Introducing new Octez node logs for better UX

TL;DR: Future versions of the Octez node will only output essential information, while a more detailed log is written to disk in the background

Core developers and users of the Octez software suite know it well: the Octez node is pretty verbose.

For every block, the node yells out a whole series of steps taken:

Jan  6 14:33:10.879 - validator.block: prechecked block BLkhtA81uak1SxxCDCVMXEnXCKsJcFLajVT84ZjrFKbxAaJUL4E
Jan  6 14:33:10.900 - validator.block: block BLkhtA81uak1SxxCDCVMXEnXCKsJcFLajVT84ZjrFKbxAaJUL4E validated
Jan  6 14:33:10.900 - validator.block:   Request pushed on 2023-01-06T13:33:10.853-00:00, treated in 153us, completed in 45.531ms
Jan  6 14:33:10.920 - prevalidator: switching to new head BLkhtA81uak1SxxCDCVMXEnXCKsJcFLajVT84ZjrFKbxAaJUL4E
Jan  6 14:33:10.920 - prevalidator:   Request pushed on 2023-01-06T13:33:10.900-00:00, treated in 308us, completed in 19.333ms
Jan  6 14:33:10.920 - validator.chain: Update current head to BLkhtA81uak1SxxCDCVMXEnXCKsJcFLajVT84ZjrFKbxAaJUL4E
Jan  6 14:33:10.920 - validator.chain:   (level 462824, timestamp 2023-01-06T13:33:10-00:00, fitness
Jan  6 14:33:10.920 - validator.chain:   02::00070fe8::::ffffffff::00000000), same branch

To improve the user experience, we’ve decided to make a significant change to these logs. In the next major version of Octez (17.0), the node will output ONE SINGLE LINE for each new block, plus for injected operations and baked blocks (if running a baker). But don’t worry, all the nitty gritty technical information remains available.
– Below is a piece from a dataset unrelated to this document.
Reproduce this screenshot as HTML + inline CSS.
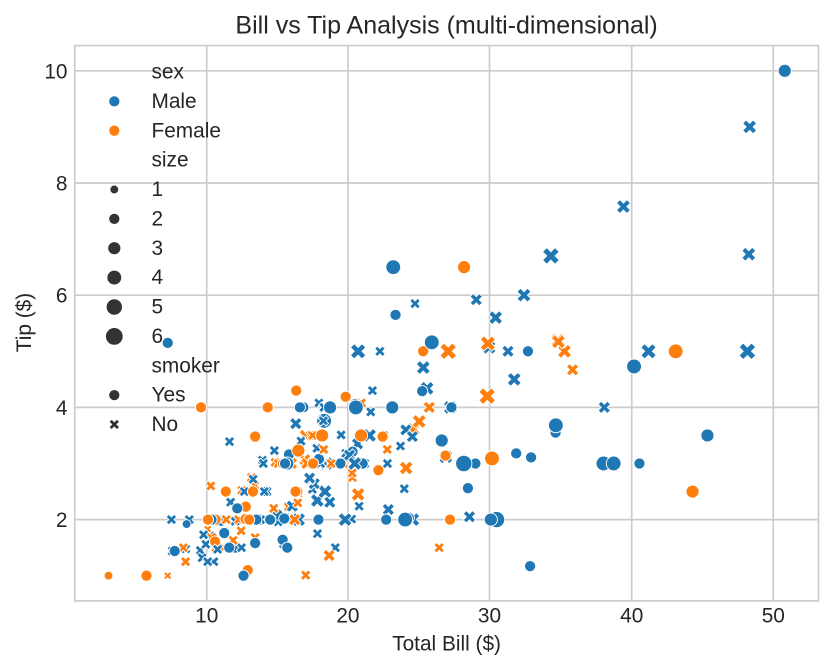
<!DOCTYPE html>
<html><head><meta charset="utf-8"><style>
html,body{margin:0;padding:0;background:#fff;}
svg{display:block;}
text{font-family:"Liberation Sans",Arial,sans-serif;fill:#262626;}
</style></head><body>
<svg id="c" width="833" height="670" viewBox="0 0 833 670" xmlns="http://www.w3.org/2000/svg">
<rect width="833" height="670" fill="#fff"/>
<g stroke="#cccccc" stroke-width="1.7">
<line x1="206.7" y1="45.6" x2="206.7" y2="600.9"/>
<line x1="347.9" y1="45.6" x2="347.9" y2="600.9"/>
<line x1="489.5" y1="45.6" x2="489.5" y2="600.9"/>
<line x1="631.7" y1="45.6" x2="631.7" y2="600.9"/>
<line x1="773.3" y1="45.6" x2="773.3" y2="600.9"/>
<line x1="74.7" y1="70.8" x2="818.5" y2="70.8"/>
<line x1="74.7" y1="183.0" x2="818.5" y2="183.0"/>
<line x1="74.7" y1="295.2" x2="818.5" y2="295.2"/>
<line x1="74.7" y1="407.4" x2="818.5" y2="407.4"/>
<line x1="74.7" y1="519.6" x2="818.5" y2="519.6"/>
</g>
<g id="pts"></g>
<rect x="74.7" y="45.6" width="743.8" height="555.3" fill="none" stroke="#cccccc" stroke-width="1.7"/>
<g id="leg"></g>
<g font-size="20.83">
<text x="151.5" y="78.6">sex</text>
<text x="151.5" y="108.0">Male</text>
<text x="151.5" y="137.3">Female</text>
<text x="151.5" y="166.7">size</text>
<text x="151.5" y="196.1">1</text>
<text x="151.5" y="225.5">2</text>
<text x="151.5" y="254.8">3</text>
<text x="151.5" y="284.2">4</text>
<text x="151.5" y="313.6">5</text>
<text x="151.5" y="343.0">6</text>
<text x="151.5" y="372.3">smoker</text>
<text x="151.5" y="401.7">Yes</text>
<text x="151.5" y="431.0">No</text>
</g>
<g font-size="20.83" text-anchor="middle">
<text x="206.7" y="622.3">10</text>
<text x="347.9" y="622.3">20</text>
<text x="489.5" y="622.3">30</text>
<text x="631.7" y="622.3">40</text>
<text x="773.3" y="622.3">50</text>
<text x="446.6" y="650.7">Total Bill ($)</text>
<text transform="translate(31,322.5) rotate(-90)">Tip ($)</text>
</g>
<g font-size="20.83" text-anchor="end">
<text x="67.5" y="78.3">10</text>
<text x="67.5" y="190.5">8</text>
<text x="67.5" y="302.7">6</text>
<text x="67.5" y="414.9">4</text>
<text x="67.5" y="527.1">2</text>
</g>
<text x="446.6" y="33.3" font-size="25" text-anchor="middle">Bill vs Tip Analysis (multi-dimensional)</text>
</svg>
<script>
const D="16.99,1.01,F,N,2;10.34,1.66,M,N,3;21.01,3.5,M,N,3;23.68,3.31,M,N,2;24.59,3.61,F,N,4;25.29,4.71,M,N,4;8.77,2.0,M,N,2;26.88,3.12,M,N,4;15.04,1.96,M,N,2;14.78,3.23,M,N,2;10.27,1.71,M,N,2;35.26,5.0,F,N,4;15.42,1.57,M,N,2;18.43,3.0,M,N,4;14.83,3.02,F,N,2;21.58,3.92,M,N,2;10.33,1.67,F,N,3;16.29,3.71,M,N,3;16.97,3.5,F,N,3;20.65,3.35,M,N,3;17.92,4.08,M,N,2;20.29,2.75,F,N,2;15.77,2.23,F,N,2;39.42,7.58,M,N,4;19.82,3.18,M,N,2;17.81,2.34,M,N,4;13.37,2.0,M,N,2;12.69,2.0,M,N,2;21.7,4.3,M,N,2;19.65,3.0,F,N,2;9.55,1.45,M,N,2;18.35,2.5,M,N,4;15.06,3.0,F,N,2;20.69,2.45,F,N,4;17.78,3.27,M,N,2;24.06,3.6,M,N,3;16.31,2.0,M,N,3;16.93,3.07,F,N,3;18.69,2.31,M,N,3;31.27,5.0,M,N,3;16.04,2.24,M,N,3;17.46,2.54,M,N,2;13.94,3.06,M,N,2;9.68,1.32,M,N,2;30.4,5.6,M,N,4;18.29,3.0,M,N,2;22.23,5.0,M,N,2;32.4,6.0,M,N,4;28.55,2.05,M,N,3;18.04,3.0,M,N,2;12.54,2.5,M,N,2;10.29,2.6,F,N,2;34.81,5.2,F,N,4;9.94,1.56,M,N,2;25.56,4.34,M,N,4;19.49,3.51,M,N,2;38.01,3.0,M,Y,4;26.41,1.5,F,N,2;11.24,1.76,M,Y,2;48.27,6.73,M,N,4;20.29,3.21,M,Y,2;13.81,2.0,M,Y,2;11.02,1.98,M,Y,2;18.29,3.76,M,Y,4;17.59,2.64,M,N,3;20.08,3.15,M,N,3;16.45,2.47,F,N,2;3.07,1.0,F,Y,1;20.23,2.01,M,N,2;15.01,2.09,M,Y,2;12.02,1.97,M,N,2;17.07,3.0,F,N,3;26.86,3.14,F,Y,2;25.28,5.0,F,Y,2;14.73,2.2,F,N,2;10.51,1.25,M,N,2;17.92,3.08,M,Y,2;27.2,4.0,M,N,4;22.76,3.0,M,N,2;17.29,2.71,M,N,2;19.44,3.0,M,Y,2;16.66,3.4,M,N,2;10.07,1.83,F,N,1;32.68,5.0,M,Y,2;15.98,2.03,M,N,2;34.83,5.17,F,N,4;13.03,2.0,M,N,2;18.28,4.0,M,N,2;24.71,5.85,M,N,2;21.16,3.0,M,N,2;28.97,3.0,M,Y,2;22.49,3.5,M,N,2;5.75,1.0,F,Y,2;16.32,4.3,F,Y,2;22.75,3.25,F,N,2;40.17,4.73,M,Y,4;27.28,4.0,M,Y,2;12.03,1.5,M,Y,2;21.01,3.0,M,Y,2;12.46,1.5,M,N,2;11.35,2.5,F,Y,2;15.38,3.0,F,Y,2;44.3,2.5,F,Y,3;22.42,3.48,F,Y,2;20.92,4.08,F,N,2;15.36,1.64,M,Y,2;20.49,4.06,M,Y,2;25.21,4.29,M,Y,2;18.24,3.76,M,N,2;14.31,4.0,F,Y,2;14.0,3.0,M,N,2;7.25,1.0,F,N,1;38.07,4.0,M,N,3;23.95,2.55,M,N,2;25.71,4.0,F,N,3;17.31,3.5,F,N,2;29.93,5.07,M,N,4;10.65,1.5,F,N,2;12.43,1.8,F,N,2;24.08,2.92,F,N,4;11.69,2.31,M,N,2;13.42,1.68,F,N,2;14.26,2.5,M,N,2;15.95,2.0,M,N,2;12.48,2.52,F,N,2;29.8,4.2,F,N,6;8.52,1.48,M,N,2;14.52,2.0,F,N,2;11.38,2.0,F,N,2;22.82,2.18,M,N,3;19.08,1.5,M,N,2;20.27,2.83,F,N,2;11.17,1.5,F,N,2;12.26,2.0,F,N,2;18.26,3.25,F,N,2;8.51,1.25,F,N,2;10.33,2.0,F,N,2;14.15,2.0,F,N,2;16.0,2.0,M,Y,2;13.16,2.75,F,N,2;17.47,3.5,F,N,2;34.3,6.7,M,N,6;41.19,5.0,M,N,5;27.05,5.0,F,N,6;16.43,2.3,F,N,2;8.35,1.5,F,N,2;18.64,1.36,F,N,3;11.87,1.63,F,N,2;9.78,1.73,M,N,2;7.51,2.0,M,N,2;14.07,2.5,M,N,2;13.13,2.0,M,N,2;17.26,2.74,M,N,3;24.55,2.0,M,N,4;19.77,2.0,M,N,4;29.85,5.14,F,N,5;48.17,5.0,M,N,6;25.0,3.75,F,N,4;13.39,2.61,F,N,2;16.49,2.0,M,N,4;21.5,3.5,M,N,4;12.66,2.5,M,N,2;16.21,2.0,F,N,3;13.81,2.0,M,N,2;17.51,3.0,F,Y,2;24.52,3.48,M,N,3;20.76,2.24,M,N,2;31.71,4.5,M,N,4;10.59,1.61,F,Y,2;10.63,2.0,F,Y,2;50.81,10.0,M,Y,3;15.81,3.16,M,Y,2;7.25,5.15,M,Y,2;31.85,3.18,M,Y,2;16.82,4.0,M,Y,2;32.9,3.11,M,Y,2;17.89,2.0,M,Y,2;14.48,2.0,M,Y,2;9.6,4.0,F,Y,2;34.63,3.55,M,Y,2;34.65,3.68,M,Y,4;23.33,5.65,M,Y,2;45.35,3.5,M,Y,3;23.17,6.5,M,Y,4;40.55,3.0,M,Y,2;20.69,5.0,M,N,5;20.9,3.5,F,Y,3;30.46,2.0,M,Y,5;18.15,3.5,F,Y,3;23.1,4.0,M,Y,3;15.69,1.5,M,Y,2;19.81,4.19,F,Y,2;28.44,2.56,M,Y,2;15.48,2.02,M,Y,2;16.58,4.0,M,Y,2;7.56,1.44,M,N,2;10.34,2.0,M,Y,2;43.11,5.0,F,Y,4;13.0,2.0,F,Y,2;13.51,2.0,M,Y,2;18.71,4.0,M,Y,3;12.74,2.01,F,Y,2;13.0,2.0,F,Y,2;16.4,2.5,F,Y,2;20.53,4.0,M,Y,4;16.47,3.23,F,Y,3;26.59,3.41,M,Y,3;38.73,3.0,M,Y,4;24.27,2.03,M,Y,2;12.76,2.23,F,Y,2;30.06,2.0,M,Y,3;25.89,5.16,M,Y,4;48.33,9.0,M,N,4;13.27,2.5,F,Y,2;28.17,6.5,F,Y,3;12.9,1.1,F,Y,2;28.15,3.0,M,Y,5;11.59,1.5,M,Y,2;7.74,1.44,M,Y,2;30.14,3.09,F,Y,4;12.16,2.2,M,Y,2;13.42,3.48,F,Y,2;8.58,1.92,M,Y,1;15.98,3.0,F,N,3;13.42,1.58,M,Y,2;16.27,2.5,F,Y,2;10.09,2.0,F,Y,2;20.45,3.0,M,N,4;13.28,2.72,M,N,2;22.12,2.88,F,Y,2;24.01,2.0,M,Y,4;15.69,3.0,M,Y,3;11.61,3.39,M,N,2;10.77,1.47,M,N,2;15.53,3.0,M,Y,2;10.07,1.25,M,N,2;12.6,1.0,M,Y,2;32.83,1.17,M,Y,2;35.83,4.67,F,N,3;29.03,5.92,M,N,3;27.18,2.0,F,Y,2;22.67,2.0,M,Y,2;17.82,1.75,M,N,2;18.78,3.0,F,N,2";
const NS="http://www.w3.org/2000/svg";
function px(v){return 206.7+(v-10)*14.165;}
function py(v){return 70.8+(10-v)*56.1;}
function diam(s){return Math.sqrt(18+(s-1)*10.8)*150/72;}
const P=[[-1,-3],[1,-3],[1,-1],[3,-1],[3,1],[1,1],[1,3],[-1,3],[-1,1],[-3,1],[-3,-1],[-1,-1]];
const C=Math.SQRT1_2;
function mk(parent,cx,cy,d,fill,isX){
  let e;
  if(isX){
    e=document.createElementNS(NS,"polygon");
    e.setAttribute("points",P.map(function(p){const a=p[0]/6*d,b=p[1]/6*d;return (cx+(a-b)*C).toFixed(2)+","+(cy+(a+b)*C).toFixed(2);}).join(" "));
  } else {
    e=document.createElementNS(NS,"circle");
    e.setAttribute("cx",cx.toFixed(2));e.setAttribute("cy",cy.toFixed(2));e.setAttribute("r",(d/2).toFixed(2));
  }
  e.setAttribute("fill",fill);e.setAttribute("stroke","#ffffff");e.setAttribute("stroke-width","0.9");
  parent.appendChild(e);
}
const g=document.getElementById("pts");
D.split(";").forEach(function(r){
  const f=r.split(",");
  mk(g,px(+f[0]),py(+f[1]),diam(+f[4]),f[2]==="M"?"#1f77b4":"#ff7f0e",f[3]==="N");
});
const L=document.getElementById("leg");
const lx=114.3;
mk(L,lx,101.4,11.2,"#1f77b4",false);
mk(L,lx,130.7,11.2,"#ff7f0e",false);
const sy=[189.5,218.9,248.2,277.6,307.0,336.4];
for(let i=0;i<6;i++){mk(L,lx,sy[i],diam(i+1),"#333333",false);}
mk(L,lx,395.1,11.2,"#333333",false);
mk(L,lx,424.4,11.2,"#333333",true);
</script>
</body></html>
Read on to learn what we did and why.

What a node log should do

Logs are a way to communicate information on the state of some software. In the context of the Octez node, the goal is to keep the user aware of the interaction between local Octez software and the Tezos blockchain.

Some examples of what could be going on:

The chain is running, node is synced
The node is stuck or bootstrapping
New blocks are being discovered
Connecting or disconnecting to/from peers
Operations are being received
Various errors
…

When everything goes well, a new head appears regularly with every new block. Or the node reports receiving new operations. During these peaceful times there is really no need to be verbose.

Still, at every new block, the node is yelling the eight lines in the introduction of this post. These lines contain what to most users must seem like dark magic incantations, like prevalidator and Request pushed or timing in micro-seconds.

Is that interesting for a user? We don’t believe it is. The only pertinent information for a user is :

Hey, it's going well, the level is now 462824 and the most recent head 
has the hash BLkhtA81uak1SxxCDCVMXEnXCKsJcFLajVT84ZjrFKbxAaJUL4E.

Wait, I want the juicy details!

On the other hand, when issues arise, we want users to be able to communicate errors to relevant people, such as the developer team and incident managers.

In fact, it’s not only the errors we need, but also the state of the node during the last few hours or days. This information can sometimes be even more important than the error itself.

To make the logs less of a pain to read for a user, we need to remove information. But if we want logs to stay useful enough for a developer to fix issues after an incident, we need to keep this information somewhere, and even add more!

So, we’ve split logs into two channels:

User logs: Simple and clean, except for exceptional behaviors or errors. It is shown as the standard output.
Internal logs: Verbose, but silently written and stored to disk for a limited number of days to avoid excessive use of disk space.

For internal logs, we added a new node configuration option (as specified in the documentation), daily-logs, to create a log file every day, which is kept during a user-defined number of days.

Users can find these log files at the path <node-data-dir>/daily-logs/. By default, the daily log files will be kept for seven days, in which case the directory shouldn’t exceed 500MB.

Stripping down the node output

Now that the important debugging logs are stored elsewhere, we can safely remove information from the user logs. At each block, we now have only one line:

Jan  6 14:33:10.879: head is now BLkhtA81uak1SxxCDCVMXEnXCKsJcFLajVT84ZjrFKbxAaJUL4E (462824)

In short, we

Removed the part of the log (like prevalidator, validator.chain) that references a location in the code
Removed a few redundant messages saying the same thing: a new block has been processed and added to the chain
Split some messages containing too much information, like timestamp or fitness that can be found elsewhere anyway.

Most of this work is expected to appear in Octez suite v17.

What’s next?

The next step is mostly a refactoring of the node logging engine, and hopefully removing a deprecated library, lwt_log. This work will allow us to have colors in the logs to emphasize specific information, like when your baker baked a block, or when an error is shown.